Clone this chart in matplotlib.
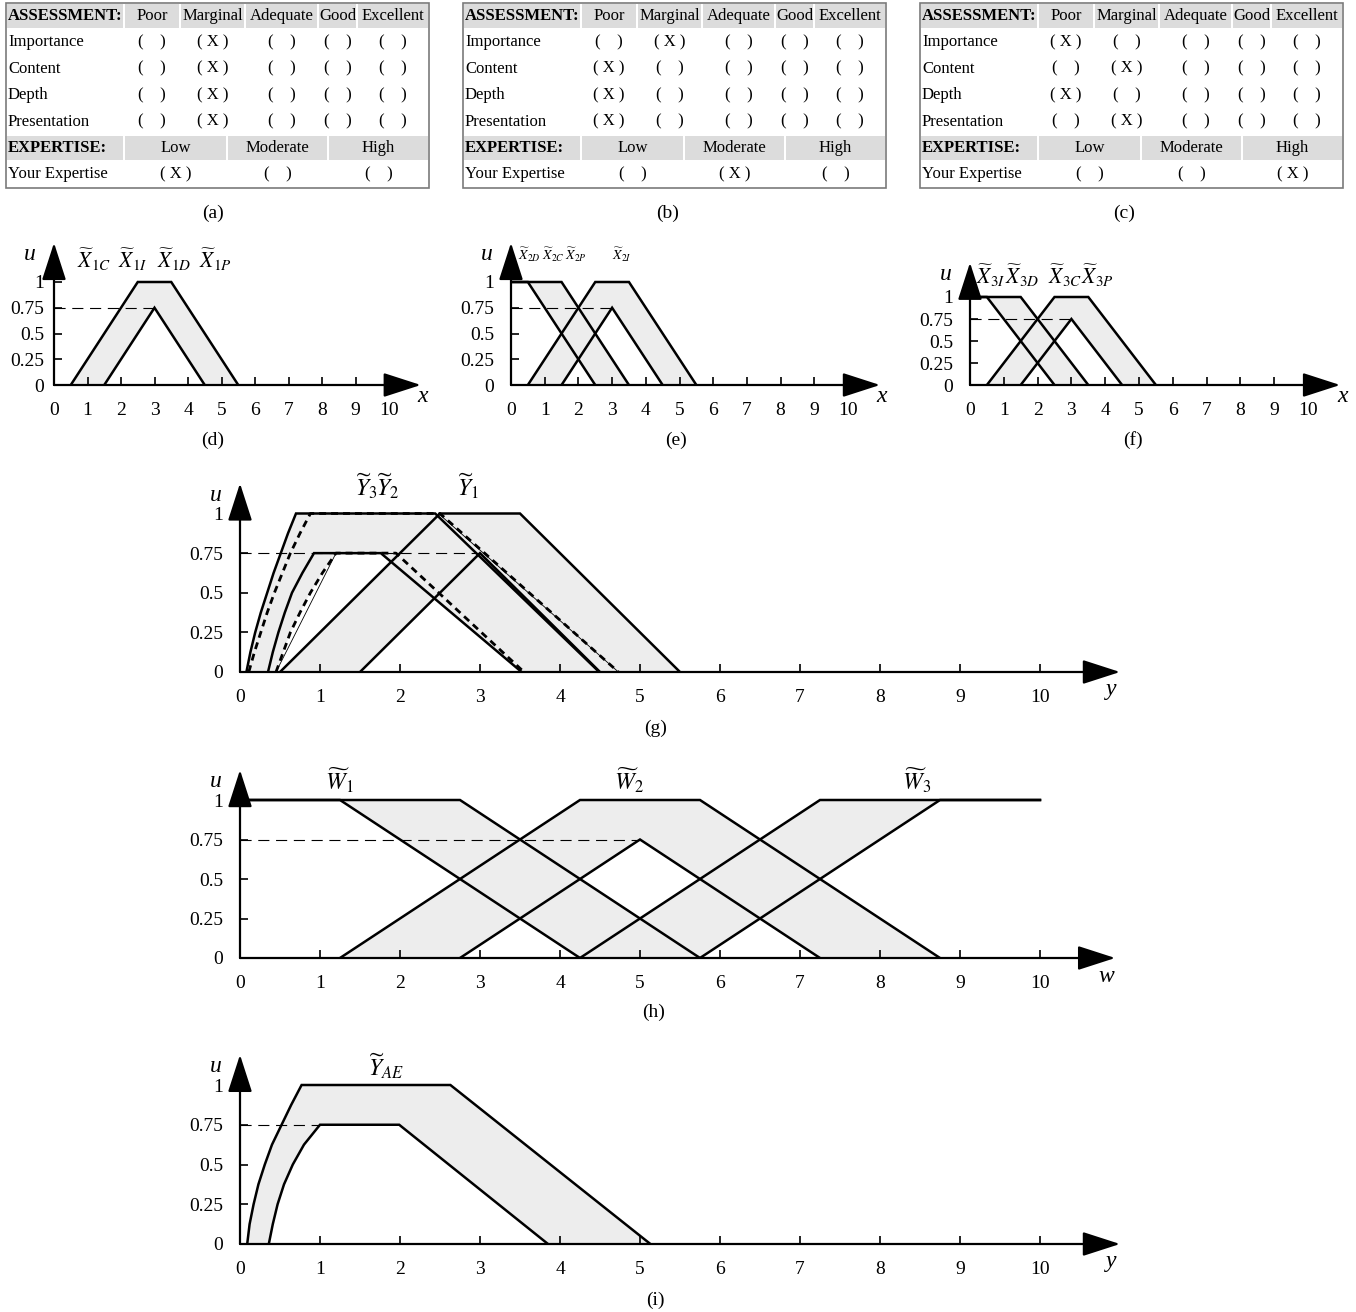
import numpy as np
import matplotlib.pyplot as plt
from matplotlib.patches import Rectangle

plt.rcParams['font.family'] = 'Liberation Serif'
plt.rcParams['mathtext.fontset'] = 'stix'

W, H = 1356, 1312

# table contents
assess_cols = ['Poor', 'Marginal', 'Adequate', 'Good', 'Excellent']
criteria = ['Importance', 'Content', 'Depth', 'Presentation']
expert_cols = ['Low', 'Moderate', 'High']
marks_a, expert_a = [1, 1, 1, 1], 0
marks_b, expert_b = [1, 0, 0, 0], 1
marks_c, expert_c = [0, 1, 0, 1], 2

u_ticks = [0, 0.25, 0.5, 0.75, 1]
u_labels = ['0', '0.25', '0.5', '0.75', '1']
x_ticks = list(range(11))

# word FOUs (d, e, f)
mid_umf_x, mid_umf_u = [0.5, 2.5, 3.5, 5.5], [0, 1, 1, 0]
mid_lmf_x, mid_lmf_u = [1.5, 3.0, 4.5], [0, 0.75, 0]
low_umf_x, low_umf_u = [0, 1.5, 3.5], [1, 1, 0]
low_lmf_x, low_lmf_u = [0, 0.5, 2.5], [1, 1, 0]

# (g) aggregated outputs
y1_umf_x, y1_umf_u = [0.5, 2.5, 3.5, 5.5], [0, 1, 1, 0]
y1_lmf_x, y1_lmf_u = [1.5, 3.0, 4.5], [0, 0.75, 0]
y2_umf_x = [0.11, 0.18, 0.26, 0.34, 0.43, 0.53, 0.63, 0.75, 0.88, 2.5, 4.73]
y2_umf_u = [0, 0.125, 0.25, 0.375, 0.5, 0.625, 0.75, 0.875, 1, 1, 0]
y2_lmf_x = [0.45, 0.54, 0.63, 0.75, 0.88, 1.03, 1.2, 1.95, 3.55]
y2_lmf_u = [0, 0.125, 0.25, 0.375, 0.5, 0.625, 0.75, 0.75, 0]
y3_umf_x = [0.08, 0.13, 0.19, 0.26, 0.34, 0.42, 0.51, 0.60, 0.70, 2.44, 4.49]
y3_umf_u = [0, 0.125, 0.25, 0.375, 0.5, 0.625, 0.75, 0.875, 1, 1, 0]
y3_lmf_x = [0.35, 0.41, 0.48, 0.56, 0.65, 0.78, 0.925, 1.76, 3.52]
y3_lmf_u = [0, 0.125, 0.25, 0.375, 0.5, 0.625, 0.75, 0.75, 0]
y2_thin = [([0.45, 1.2], [0, 0.75]), ([2.48, 4.73], [1, 0])]

# (h) weights
w1_umf_x, w1_umf_u = [0, 2.75, 5.75], [1, 1, 0]
w1_lmf_x, w1_lmf_u = [0, 1.25, 4.25], [1, 1, 0]
w2_umf_x, w2_umf_u = [1.25, 4.25, 5.75, 8.75], [0, 1, 1, 0]
w2_lmf_x, w2_lmf_u = [2.75, 5.0, 7.25], [0, 0.75, 0]
w3_umf_x, w3_umf_u = [4.25, 7.25, 10], [0, 1, 1]
w3_lmf_x, w3_lmf_u = [5.75, 8.75, 10], [0, 1, 1]

# (i) final output
yae_umf_x = [0.09, 0.12, 0.17, 0.23, 0.31, 0.40, 0.52, 0.64, 0.77, 2.63, 5.13]
yae_umf_u = [0, 0.125, 0.25, 0.375, 0.5, 0.625, 0.75, 0.875, 1, 1, 0]
yae_lmf_x = [0.36, 0.41, 0.47, 0.55, 0.66, 0.80, 1.0, 1.99, 3.85]
yae_lmf_u = [0, 0.125, 0.25, 0.375, 0.5, 0.625, 0.75, 0.75, 0]

FILL = '#ededed'
LW = 1.8

fig = plt.figure(figsize=(W / 100, H / 100), dpi=100)
bg = fig.add_axes([0, 0, 1, 1])
bg.set_xlim(0, W)
bg.set_ylim(H, 0)
bg.axis('off')


def draw_table(x0, marks, expert):
    top, rh = 2.5, 26.45
    cols = x0 + np.array([0, 118, 174, 239, 312, 351, 423])
    ecols = x0 + np.array([0, 118, 221, 322, 423])
    for r, bounds in [(0, cols), (5, ecols)]:
        y = top + r * rh
        for a, b in zip(bounds[:-1], bounds[1:]):
            bg.add_patch(Rectangle((a + 1, y + 1.5), b - a - 2, rh - 2.5,
                                   fc='#dcdcdc', ec='none'))
    bg.add_patch(Rectangle((x0, top), 423, 7 * rh, fc='none', ec='#7a7a7a', lw=1.2))
    fs = 12
    yc = top + rh / 2
    bg.text(x0 + 2, yc, 'ASSESSMENT:', fontsize=fs, fontweight='bold', va='center')
    for i, name in enumerate(assess_cols):
        bg.text((cols[i + 1] + cols[i + 2]) / 2, yc, name, fontsize=fs, ha='center', va='center')
    for r, crit in enumerate(criteria):
        yc = top + (r + 1.5) * rh
        bg.text(x0 + 2, yc, crit, fontsize=fs, va='center')
        for i in range(5):
            s = '( X )' if marks[r] == i else '(    )'
            bg.text((cols[i + 1] + cols[i + 2]) / 2, yc, s, fontsize=fs, ha='center', va='center')
    yc = top + 5.5 * rh
    bg.text(x0 + 2, yc, 'EXPERTISE:', fontsize=fs, fontweight='bold', va='center')
    for i, name in enumerate(expert_cols):
        bg.text((ecols[i + 1] + ecols[i + 2]) / 2, yc, name, fontsize=fs, ha='center', va='center')
    yc = top + 6.5 * rh
    bg.text(x0 + 2, yc, 'Your Expertise', fontsize=fs, va='center')
    for i in range(3):
        s = '( X )' if expert == i else '(    )'
        bg.text((ecols[i + 1] + ecols[i + 2]) / 2, yc, s, fontsize=fs, ha='center', va='center')


draw_table(6, marks_a, expert_a)
draw_table(463, marks_b, expert_b)
draw_table(920, marks_c, expert_c)


def panel(ox, oy, ux, uy, xend, yend, var, ypad=12, big=False):
    xmax, ymax = xend + 0.3, yend + 0.1
    ax = fig.add_axes([ox / W, 1 - oy / H, xmax * ux / W, ymax * uy / H])
    ax.set_xlim(0, xmax)
    ax.set_ylim(0, ymax)
    ax.patch.set_visible(False)
    for s in ax.spines.values():
        s.set_visible(False)
    ax.set_xticks(x_ticks)
    ax.set_xticklabels([str(t) for t in x_ticks])
    ax.set_yticks(u_ticks)
    ax.set_yticklabels(u_labels)
    ax.tick_params(direction='in', length=6, width=1.2, labelsize=14)
    ax.tick_params(axis='x', pad=12)
    ax.tick_params(axis='y', pad=ypad)
    ap = dict(arrowstyle='-|>,head_length=1.3,head_width=0.42', lw=1.6, color='k',
              mutation_scale=18, shrinkA=0, shrinkB=0)
    ax.annotate('', xy=(xend, 0), xytext=(0, 0), arrowprops=ap, annotation_clip=False)
    ax.annotate('', xy=(0, yend), xytext=(0, 0), arrowprops=ap, annotation_clip=False)
    off = (-9, -18) if big else (2, -11)
    ax.annotate(var, xy=(xend, 0), xytext=off, textcoords='offset pixels', fontsize=17,
                style='italic', ha='center', va='center', annotation_clip=False)
    ax.annotate('u', xy=(0, yend), xytext=(-24, -12), textcoords='offset pixels', fontsize=17,
                style='italic', ha='center', va='center', annotation_clip=False)
    return ax


def fou(ax, ux, uu, lx, lu, ls='-'):
    ax.fill(np.r_[ux, lx[::-1]], np.r_[uu, lu[::-1]], color=FILL, lw=0, zorder=1)
    kw = dict(color='k', lw=LW, zorder=3, solid_joinstyle='miter')
    if ls != '-':
        kw.update(ls=(0, (2.5, 1.8)), lw=2.0)
    ax.plot(ux, uu, **kw)
    ax.plot(lx, lu, **kw)


def ref(ax, x):
    ax.plot([0, x], [0.75, 0.75], color='k', lw=0.8, ls=(0, (10, 6)), zorder=2)


# (d)
ax = panel(54, 385, 33.5, 103, 10.95, 1.38, 'x', ypad=7)
fou(ax, mid_umf_x, mid_umf_u, mid_lmf_x, mid_lmf_u)
ref(ax, 3)
# (e)
ax = panel(511, 385, 33.7, 103, 10.95, 1.38, 'x')
fou(ax, low_umf_x, low_umf_u, low_lmf_x, low_lmf_u)
fou(ax, mid_umf_x, mid_umf_u, mid_lmf_x, mid_lmf_u)
ref(ax, 3)
# (f)
ax = panel(970, 385, 33.8, 88, 10.95, 1.39, 'x')
fou(ax, low_umf_x, low_umf_u, low_lmf_x, low_lmf_u)
fou(ax, mid_umf_x, mid_umf_u, mid_lmf_x, mid_lmf_u)
ref(ax, 3)
# (g)
ax = panel(240, 672, 80, 158.5, 11.0, 1.19, 'y', big=True)
fou(ax, y1_umf_x, y1_umf_u, y1_lmf_x, y1_lmf_u)
fou(ax, y3_umf_x, y3_umf_u, y3_lmf_x, y3_lmf_u)
fou(ax, y2_umf_x, y2_umf_u, y2_lmf_x, y2_lmf_u, ls='--')
for tx, tu in y2_thin:
    ax.plot(tx, tu, color='k', lw=0.6, zorder=3)
ref(ax, 3)
# (h)
ax = panel(240, 958, 80, 158, 10.94, 1.19, 'w', big=True)
fou(ax, w1_umf_x, w1_umf_u, w1_lmf_x, w1_lmf_u)
fou(ax, w2_umf_x, w2_umf_u, w2_lmf_x, w2_lmf_u)
fou(ax, w3_umf_x, w3_umf_u, w3_lmf_x, w3_lmf_u)
ref(ax, 5)
# (i)
ax = panel(240, 1244, 80, 159, 11.0, 1.19, 'y', big=True)
fou(ax, yae_umf_x, yae_umf_u, yae_lmf_x, yae_lmf_u)
ref(ax, 1.0)

# curve names
names = [
    (77, 268, r'$\widetilde{X}_{\mathit{1C}}$', 15.5), (118, 268, r'$\widetilde{X}_{\mathit{1I}}$', 15.5),
    (157, 268, r'$\widetilde{X}_{\mathit{1D}}$', 15.5), (199, 268, r'$\widetilde{X}_{\mathit{1P}}$', 15.5),
    (518, 260, r'$\widetilde{X}_{\mathit{2D}}$', 10), (542, 260, r'$\widetilde{X}_{\mathit{2C}}$', 10),
    (565, 260, r'$\widetilde{X}_{\mathit{2P}}$', 10), (612, 260, r'$\widetilde{X}_{\mathit{2I}}$', 10),
    (976, 284, r'$\widetilde{X}_{\mathit{3I}}$', 15.5), (1005, 284, r'$\widetilde{X}_{\mathit{3D}}$', 15.5),
    (1048, 284, r'$\widetilde{X}_{\mathit{3C}}$', 15.5), (1081, 284, r'$\widetilde{X}_{\mathit{3P}}$', 15.5),
    (355, 496, r'$\widetilde{Y}_{\mathit{3}}$', 17), (376, 496, r'$\widetilde{Y}_{\mathit{2}}$', 17),
    (457, 496, r'$\widetilde{Y}_{\mathit{1}}$', 17),
    (325, 790, r'$\widetilde{W}_{\mathit{1}}$', 17), (614, 790, r'$\widetilde{W}_{\mathit{2}}$', 17),
    (902, 790, r'$\widetilde{W}_{\mathit{3}}$', 17),
    (368, 1076, r'$\widetilde{Y}_{\mathit{AE}}$', 17),
]
for x, y, s, fs in names:
    bg.text(x, y, s, fontsize=fs, ha='left', va='baseline')

captions = [(213, 213, '(a)'), (668, 213, '(b)'), (1124, 213, '(c)'),
            (213, 440, '(d)'), (676, 440, '(e)'), (1133, 440, '(f)'),
            (656, 728, '(g)'), (654, 1012, '(h)'), (655, 1300, '(i)')]
for x, y, s in captions:
    bg.text(x, y, s, fontsize=14, ha='center', va='center')

fig.savefig('out.png', dpi=100)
• • •
Copy down every line of the material above that includes the string "matplotlib".

Clone this chart in matplotlib.
import matplotlib.pyplot as plt
from matplotlib.patches import Rectangle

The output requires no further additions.